药后疼痛略有松动,汗出多明显减少,时心慌、气促,小便多,大便仍干结。前方再合麻子仁丸加减,大便已通畅。疼痛略缓,但仍剧烈,发作时疼痛难忍欲死,余症同前。细察其舌脉,思量再三,断定此乃真寒假热证也!虽汗出,口干喜冷饮,喜吹冷风,脉弦数似属实热之象;然淡暗之舌,苔白中灰黑,满口津液而润,则非实热得以解释,必是其内阳虚真寒之象。且观其面,晦暗无华;见其形,动则喘促;察其汗液,清稀如水;检视前医处方,皆板蓝根、蒲公英、紫草等寒凉之药,但了无寸功。故阳虚真寒证明矣!遂处方以大剂芍药甘草汤合栝楼红花甘草汤(《医旨绪余》治胁痛方)合大剂四逆汤:芍药60g,甘草20g,全栝楼40g,苍术15g,茯苓15g,熟附子30g(先煎),2剂。疼痛范围明显缩小,后腰疼痛缓,腹部仍甚,前方加台乌30g,干姜15g,2剂。
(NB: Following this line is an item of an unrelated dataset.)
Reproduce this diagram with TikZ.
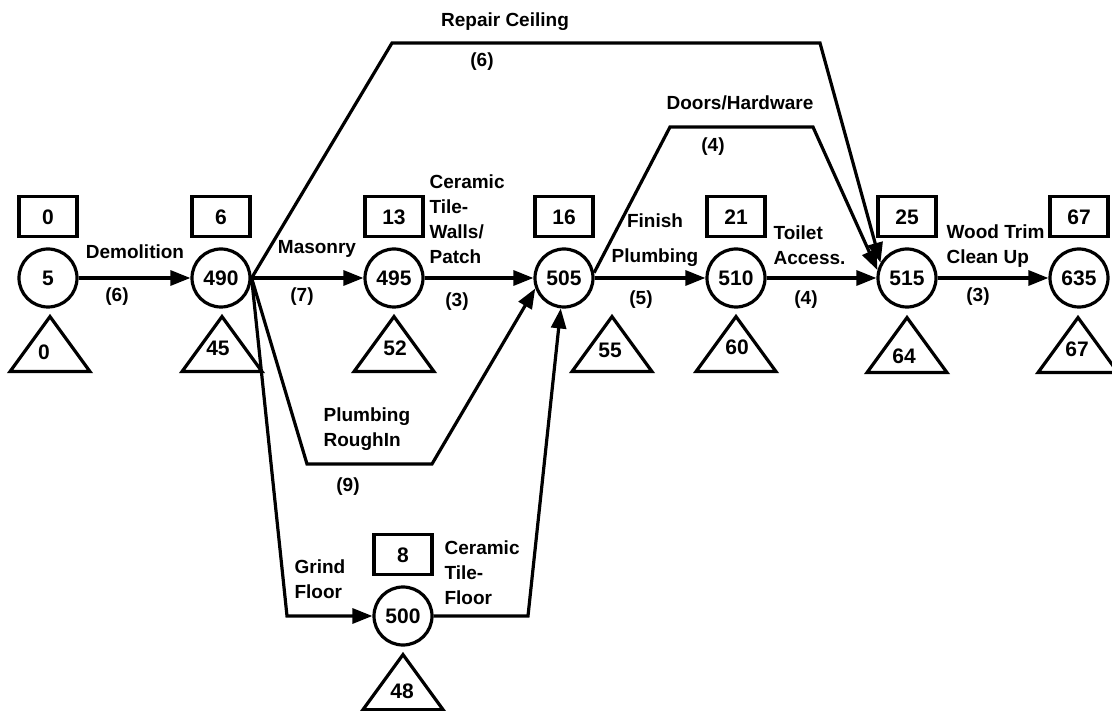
\documentclass[tikz,border=0pt]{standalone}
\usepackage{fontspec}
\setmainfont{Liberation Sans}
\usetikzlibrary{arrows.meta,positioning,calc}

\begin{document}
\begin{tikzpicture}[x=1pt,y=-1pt,line width=3.2pt,
    font=\fontsize{19}{25}\selectfont\bfseries,
    event/.style={circle,draw,minimum size=58pt,inner sep=0pt,font=\fontsize{21}{25}\selectfont\bfseries},
    early/.style={draw,minimum width=58pt,minimum height=40pt,inner sep=0pt,font=\fontsize{21}{25}\selectfont\bfseries},
    late/.style={inner sep=0pt,font=\fontsize{21}{25}\selectfont\bfseries},
    act/.style={-{Triangle[length=20pt,width=15pt]}},
    lbl/.style={inner sep=0pt,align=left},
    dur/.style={inner sep=0pt}]
  \useasboundingbox (0,0) rectangle (1112,711);

  % events
  \node[event] (e5)   at (48,278)  {5};
  \node[event] (e490) at (221,278) {490};
  \node[event] (e495) at (394,278) {495};
  \node[event] (e505) at (564,278) {505};
  \node[event] (e510) at (736,278) {510};
  \node[event] (e515) at (907,278) {515};
  \node[event] (e635) at (1079,278) {635};
  \node[event] (e500) at (403,616) {500};

  % earliest times
  \node[early,above=9pt of e5]   (s5)   {0};
  \node[early,above=9pt of e490] (s490) {6};
  \node[early,above=9pt of e495] (s495) {13};
  \node[early,above=9pt of e505] (s505) {16};
  \node[early,above=9pt of e510] (s510) {21};
  \node[early,above=9pt of e515] (s515) {25};
  \node[early,above=9pt of e635] (s635) {67};
  \node[early,above=9pt of e500] (s500) {8};

  % latest times
  \draw ($(e5.south)+(2,8)$) -- ++(40,55) -- ++(-80,0) -- cycle;
  \node[late] (f5) at (44,352) {0};
  \draw ($(e490.south)+(1,8)$) -- ++(40,55) -- ++(-80,0) -- cycle;
  \node[late] (f490) at (218,348) {45};
  \draw ($(e495.south)+(0,8)$) -- ++(40,55) -- ++(-80,0) -- cycle;
  \node[late] (f495) at (395,348) {52};
  \draw ($(e505.south)+(48,8)$) -- ++(40,55) -- ++(-80,0) -- cycle;
  \node[late] (f505) at (610,350) {55};
  \draw ($(e510.south)+(0,8)$) -- ++(40,55) -- ++(-80,0) -- cycle;
  \node[late] (f510) at (737,347) {60};
  \draw ($(e515.south)+(0,9)$) -- ++(40,55) -- ++(-80,0) -- cycle;
  \node[late] (f515) at (904,356) {64};
  \draw ($(e635.south)+(-1,9)$) -- ++(40,55) -- ++(-80,0) -- cycle;
  \node[late] (f635) at (1077,349) {67};
  \draw ($(e500.south)+(0,8)$) -- ++(40,55) -- ++(-80,0) -- cycle;
  \node[late] (f500) at (402,691) {48};

  % activities
  \draw[act] (e5) -- (e490);
  \draw[act] (e490) -- (e495);
  \draw[act] (e495) -- (e505);
  \draw[act] (e505) -- (e510);
  \draw[act] (e510) -- (e515);
  \draw[act] (e515) -- (e635);
  \draw[act] (e490.east) -- (392,43) -- (820,43) -- (e515.150);
  \draw[act] (e505.10) -- (670,127) -- (813,127) -- (e515.165);
  \draw[act] (e490.east) -- (307,464) -- (432,464) -- (e505.200);
  \draw[act] (e490.east) -- (287,616) -- (e500);
  \draw[act] (e500) -- (528,616) -- (e505);

  % activity names and durations
  \node[lbl] (repair) at (505,22) {Repair Ceiling};
  \node[dur] (repairD) at (482,62) {(6)};
  \node[lbl] (doors) at (740,103) {Doors/Hardware};
  \node[dur] (doorsD) at (713,147) {(4)};
  \node[lbl] (demo) at (135,252) {Demolition};
  \node[dur] (demoD) at (117,297) {(6)};
  \node[lbl] (mason) at (317,249) {Masonry};
  \node[dur] (masonD) at (302,297) {(7)};
  \node[lbl,anchor=west] (walls) at (428,219) {Ceramic\\Tile-\\Walls/\\Patch};
  \node[dur] (wallsD) at (457,302) {(3)};
  \node[lbl,align=center] (finish) at (655,240) {Finish\\[10pt]Plumbing};
  \node[dur] (finishD) at (641,300) {(5)};
  \node[lbl,anchor=west] (toilet) at (772,245.5) {Toilet\\Access.};
  \node[dur] (toiletD) at (806,300) {(4)};
  \node[lbl,anchor=west] (trim) at (945,246.5) {Wood Trim\\Clean Up};
  \node[dur] (trimD) at (978,297) {(3)};
  \node[lbl,anchor=west] (rough) at (322,429.5) {Plumbing\\RoughIn};
  \node[dur] (roughD) at (348,487) {(9)};
  \node[lbl,anchor=west] (grind) at (293,579.5) {Grind\\Floor};
  \node[lbl,anchor=west] (tfloor) at (443,573) {Ceramic\\Tile-\\Floor};
\end{tikzpicture}
\end{document}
病情反复,疼痛又剧烈,但自服此方后精神日渐转佳,不再气促、心慌,食纳增,二便正常,汗已收,渴饮减,且不再怕热及吹风扇,惟疼痛难解。此病重药轻,非重剂不能见功。故前方重其剂:芍药60g,甘草30g,全栝楼40g,苍术15g,茯苓15g,熟附子60g(先煎以不麻舌为度),干姜30g,台乌60g,桃仁10g。
上方连续服用20余天,至2005年10月12日,疼痛基本消失,偶有针刺样皮肤痛,时阵发瘙痒,外涂药马钱子、甘草醋剂能止。精神佳,无气促、心慌,血压稳定在120~135/75~85mmHg(未再服降压药)。食纳好,二便通畅,淡暗之舌略现红润,苔白而润,脉弦而和缓。继续服药巩固。
带状疱疹之疾多谓肝经湿热或肝经火毒为患,常以寒凉之龙胆泻肝汤诸方清泄肝经湿热郁火,后期又多谓气滞血瘀,以桃红四物汤活血化瘀、行气止痛。然人之体有老幼强弱,病之势有寒热虚实,只持一端,守其常,不知其变,不可谓良医。本案患者因肺心病抢救期间发作带状疱疹,即使水疱累累,痛如火燎,亦不可不顾及正虚而滥用寒凉,况且本案表现真寒假热之象,更显扑朔迷离,临证尤须详加诊察,细心辨证。后以大剂四逆汤而起阴寒沉痼,终使顽痛得减,病势得转,且心慌、气促等高血压、肺心病诸症亦一并消失,实“治病求于本”之必然结果。